Understanding the effect of solvents in influencing the adsorption of lignin surrogates on different catalysts is important for making choices of catalysts for its depolymerization. Combined classical MD and DFT analysis of the adsorption energies of lignin dimer in ethanol solvent on Cu and Ni catalysts suggested that the lignin would adsorb on the Ni catalyst and not on the Cu, making Ni a preferred catalyst for hydrogenolysis [27].

DFT-based MKM using the implicit solvation scheme for metal surfaces (iSMS) [28], investigating the hydrodeoxygenation of methyl propionate on Pd(111) surface in water and 1,4-dioxane solvents showed that the dominant decarboxylation pathway in water had an activity that was an order of magnitude lower than the dominant decarbonylation pathway in 1,4-dioxane [29]. This shows the potential to change catalyst activity and product selectivity by changing the solvent. The lower reactivity in water was due to increased stability of a surface intermediate which saturated the catalyst surface.

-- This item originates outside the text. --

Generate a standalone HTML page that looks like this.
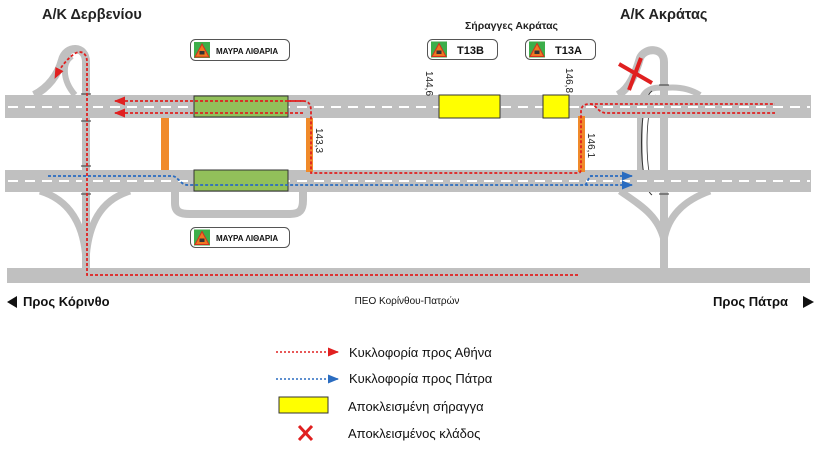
<!DOCTYPE html>
<html><head><meta charset="utf-8"><style>
html,body{margin:0;padding:0;background:#fff;}
svg{display:block;font-family:"Liberation Sans",sans-serif;}
</style></head><body>
<svg width="816" height="451" viewBox="0 0 816 451" xmlns="http://www.w3.org/2000/svg">
<defs>
<marker id="ar" markerWidth="11" markerHeight="9" refX="10" refY="4.5" orient="auto" markerUnits="userSpaceOnUse"><path d="M0,0 L11,4.5 L0,9Z" fill="#e02020"/></marker>
<marker id="ab" markerWidth="11" markerHeight="9" refX="10" refY="4.5" orient="auto" markerUnits="userSpaceOnUse"><path d="M0,0 L11,4.5 L0,9Z" fill="#2a6cc0"/></marker>
<g id="sicon"><rect x="0" y="0" width="16" height="16" fill="#3cae4a"/><path d="M8,2 L15,15 L1,15Z" fill="#f07820" stroke="#d03020" stroke-width="1"/><rect x="5.5" y="9" width="5" height="3.5" fill="#333"/></g>
</defs>
<g fill="none" stroke="#c0c0c0">
<path d="M86,95 L86,283" stroke-width="8"/>
<path d="M86,95 L86,62 C86,45 66,45 62,60 C58,75 48,88 34,95" stroke-width="8"/>
<path d="M75,95 C62,80 62,62 72,56" stroke-width="6"/>
<path d="M40,191 C70,200 84,225 86,260" stroke-width="7"/>
<path d="M130,191 C100,200 88,225 86,260" stroke-width="7"/>
<path d="M175,191 L175,203 C175,212 180,214 190,214 L290,214 C300,214 303,210 303,200 L303,191" stroke-width="8"/>
<path d="M664,95 L664,272" stroke-width="8"/>
<path d="M664,95 L664,62 C664,47 645,47 640,58 C636,72 630,88 618,95" stroke-width="8"/>
<path d="M664,88 C650,86 640,92 640,110 L640,180" stroke-width="6"/>
<path d="M664,88 C680,86 692,90 700,95" stroke-width="6"/>
<path d="M620,191 C640,205 658,215 664,240" stroke-width="7"/>
<path d="M710,191 C685,200 668,215 664,240" stroke-width="7"/>
</g>
<path d="M652,91 C638,100 638,185 652,195" fill="none" stroke="#333" stroke-width="1"/>
<path d="M656,95 C644,105 644,180 656,192" fill="none" stroke="#333" stroke-width="0.8"/>
<rect x="5" y="95" width="806" height="23" fill="#c0c0c0"/>
<rect x="5" y="170" width="806" height="22" fill="#c0c0c0"/>
<rect x="7" y="268" width="803" height="15" fill="#c0c0c0"/>
<line x1="8" y1="107" x2="810" y2="107" stroke="#fff" stroke-width="2" stroke-dasharray="10,7"/>
<line x1="8" y1="181" x2="810" y2="181" stroke="#fff" stroke-width="2" stroke-dasharray="10,7"/>
<rect x="82" y="95" width="8" height="96" fill="#c0c0c0"/>
<g stroke="#333" stroke-width="1" fill="none">
<path d="M81,94 h10"/><path d="M81,121 h10"/><path d="M81,166 h10"/><path d="M81,194 h10"/>
<path d="M659,85 h10"/><path d="M659,194 h10"/>
</g>
<rect x="194" y="96" width="94" height="21" fill="#92c05a" stroke="#333" stroke-width="1"/>
<rect x="194" y="170" width="94" height="21" fill="#92c05a" stroke="#333" stroke-width="1"/>
<rect x="161" y="118" width="8" height="52" fill="#f08a2a"/>
<rect x="306" y="118" width="7" height="54" fill="#f08a2a"/>
<rect x="578" y="116" width="7" height="56" fill="#f08a2a"/>
<rect x="439" y="95" width="61" height="23" fill="#ffff00" stroke="#333" stroke-width="1"/>
<rect x="543" y="95" width="26" height="23" fill="#ffff00" stroke="#333" stroke-width="1"/>
<g fill="none" stroke="#e02020" stroke-width="1.8" stroke-dasharray="3,2">
<path d="M303,101 L115,101" marker-end="url(#ar)"/>
<path d="M303,113 L115,113" marker-end="url(#ar)"/>
<path d="M288,101 L303,101 C310,101 311,106 311,112 L311,173 L578,173 C581,173 581,170 581,166 L581,112 C581,106 584,104 590,104 L775,104"/>
<path d="M590,104 C596,104 598,113 606,113 L775,113"/>
<path d="M578,275 L87,275 L87,62 C87,52 80,50 74,54 C66,60 60,68 55,78" marker-end="url(#ar)"/>
</g>
<g fill="none" stroke="#2a6cc0" stroke-width="1.8" stroke-dasharray="3,2">
<path d="M48,176 L172,176 C178,176 180,185 188,185 L632,185" marker-end="url(#ab)"/>
<path d="M590,176 L632,176" marker-end="url(#ab)"/>
<path d="M585,185 C588,183 588,176 592,176"/>
</g>
<g stroke="#e02020" stroke-width="4"><line x1="619" y1="64" x2="652" y2="83"/><line x1="641" y1="58" x2="629" y2="90"/></g>
<g font-size="10" fill="#222">
<text transform="translate(316,128) rotate(90)">143,3</text>
<text transform="translate(426,71) rotate(90)">144,6</text>
<text transform="translate(566,68) rotate(90)">146,8</text>
<text transform="translate(588,133) rotate(90)">146,1</text>
</g>
<rect x="190.5" y="39.5" width="99" height="21" rx="5" fill="#fff" stroke="#555"/>
<use href="#sicon" x="194" y="42"/>
<text x="216" y="54" font-size="8" font-weight="bold" fill="#111">ΜΑΥΡΑ ΛΙΘΑΡΙΑ</text>
<rect x="190.5" y="227.5" width="99" height="20" rx="5" fill="#fff" stroke="#555"/>
<use href="#sicon" x="194" y="229.5"/>
<text x="216" y="241" font-size="8" font-weight="bold" fill="#111">ΜΑΥΡΑ ΛΙΘΑΡΙΑ</text>
<rect x="427.5" y="39.5" width="70" height="20" rx="5" fill="#fff" stroke="#555"/>
<use href="#sicon" x="431" y="41.5"/>
<text x="457" y="54" font-size="11" font-weight="bold" fill="#111">T13B</text>
<rect x="525.5" y="39.5" width="70" height="20" rx="5" fill="#fff" stroke="#555"/>
<use href="#sicon" x="529" y="41.5"/>
<text x="555" y="54" font-size="11" font-weight="bold" fill="#111">T13A</text>
<text x="42" y="19" font-size="14.5" font-weight="bold" fill="#222">Α/Κ Δερβενίου</text>
<text x="620" y="19" font-size="14.5" font-weight="bold" fill="#222">Α/Κ Ακράτας</text>
<text x="465" y="29" font-size="10.5" font-weight="bold" fill="#222">Σήραγγες Ακράτας</text>
<path d="M7,302 L17,296 L17,308Z" fill="#111"/>
<text x="23" y="306" font-size="13" font-weight="bold" fill="#111">Προς Κόρινθο</text>
<text x="407" y="304" font-size="10" fill="#111" text-anchor="middle">ΠΕΟ Κορίνθου-Πατρών</text>
<text x="788" y="306" font-size="13" font-weight="bold" fill="#111" text-anchor="end">Προς Πάτρα</text>
<path d="M803,296 L814,302 L803,308Z" fill="#111"/>
<line x1="276" y1="352" x2="338" y2="352" stroke="#e02020" stroke-width="1.6" stroke-dasharray="2,2" marker-end="url(#ar)"/>
<line x1="276" y1="379" x2="338" y2="379" stroke="#2a6cc0" stroke-width="1.6" stroke-dasharray="2,2" marker-end="url(#ab)"/>
<rect x="279" y="397" width="49" height="16" fill="#ffff00" stroke="#333"/>
<g stroke="#e02020" stroke-width="3"><line x1="299" y1="426" x2="312" y2="440"/><line x1="312" y1="426" x2="299" y2="440"/></g>
<g font-size="13" fill="#111">
<text x="349" y="357">Κυκλοφορία προς Αθήνα</text>
<text x="349" y="383">Κυκλοφορία προς Πάτρα</text>
<text x="348" y="411">Αποκλεισμένη σήραγγα</text>
<text x="348" y="438">Αποκλεισμένος κλάδος</text>
</g>
</svg>
</body></html>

MKM-based investigation of aqueous reforming of glycerol on Pt catalyst showed multiple roles of water in the reaction network which included 1) dissociative adsorption to form hydroxyls which promoted CO oxidation, 2) kinetic and thermodynamic inhibition of Csingle bondH bond activation steps, 3) kinetic and thermodynamic promotion of Osingle bondH bond activation steps, and 4) thermodynamic inhibition of decarbonylation step [24••]. The MKM derived product selectivity matched experimental observations only when water was explicitly incorporated in the reaction scheme.

Chemical deactivation mechanisms of catalysts and means to resist them

Impurities in feed streams can deactivate catalysts, while in some other cases, reversible structural changes in the catalysts may result in loss in activity, necessitating its regeneration. The latter is often the case of reducible metal oxide catalysts undergoing reduction. Understanding catalyst deactivation is crucial to design catalysts to resist it.

Amino acids impurities in biomass fermentation derived feedstock are responsible for deactivation of Ni and Pd catalyst used for liquid phase hydro processing of the derivatives [30]. A combination of MD simulations and DFT calculations revealed the strong interaction of S atoms in amino acids with Ni catalyst in the aqueous phase, explaining the irreversible deactivation of the catalyst [31]. Although bimetallic Ni-Au catalyst is likely to overcome this limitation due to its weaker interaction with the amino acids, making it a promising candidate with resistance to deactivation [31], Pd-Au catalyst had nearly similar interaction with the amino acids as Pd catalyst, making both of them susceptible to deactivation [32].

CuO catalyst gave high yield in the oxidation of glycerol to dicarboxylic acids such as tartronic acid and oxalic acid with H2O2 promoter [33••]. Reaction without H2O2 led to rapid deactivation of the CuO catalyst due to its reduction to metallic Cu. DFT calculations showed that the hydroxyls resulting from the dissociation of H2O2 not only opened an alternate reaction pathway for glycerol oxidation, without consuming the lattice oxygen by the Mars van Krevelen mechanism, but also refilled lattice oxygen vacancies. Both these prevented the reduction of CuO and thereby prevented deactivation.

Identification of structure of catalyst nanoparticles structural evolution at reaction conditions

Identification of stable structures of catalyst nanoparticles at the operating conditions, understanding the metal-support interactions and their influence on the electronic and geometric properties of the catalyst, understanding/predicting structural evolution of nanoparticles under the influence of surface species are all crucial in making realistic catalyst models to enable accurate computational predictions. Representative recent investigations in these directions, although not originally performed for biowaste feedstocks, are presented in this section, as the methodologies adopted, and insights drawn are applicable for such systems as well. For more details on computational techniques used and other examples, readers are directed to review articles covering this topic [13,14,34]. Schematic illustrations of isolated catalyst nanoparticles and supported nanoparticles are given in Figure 3.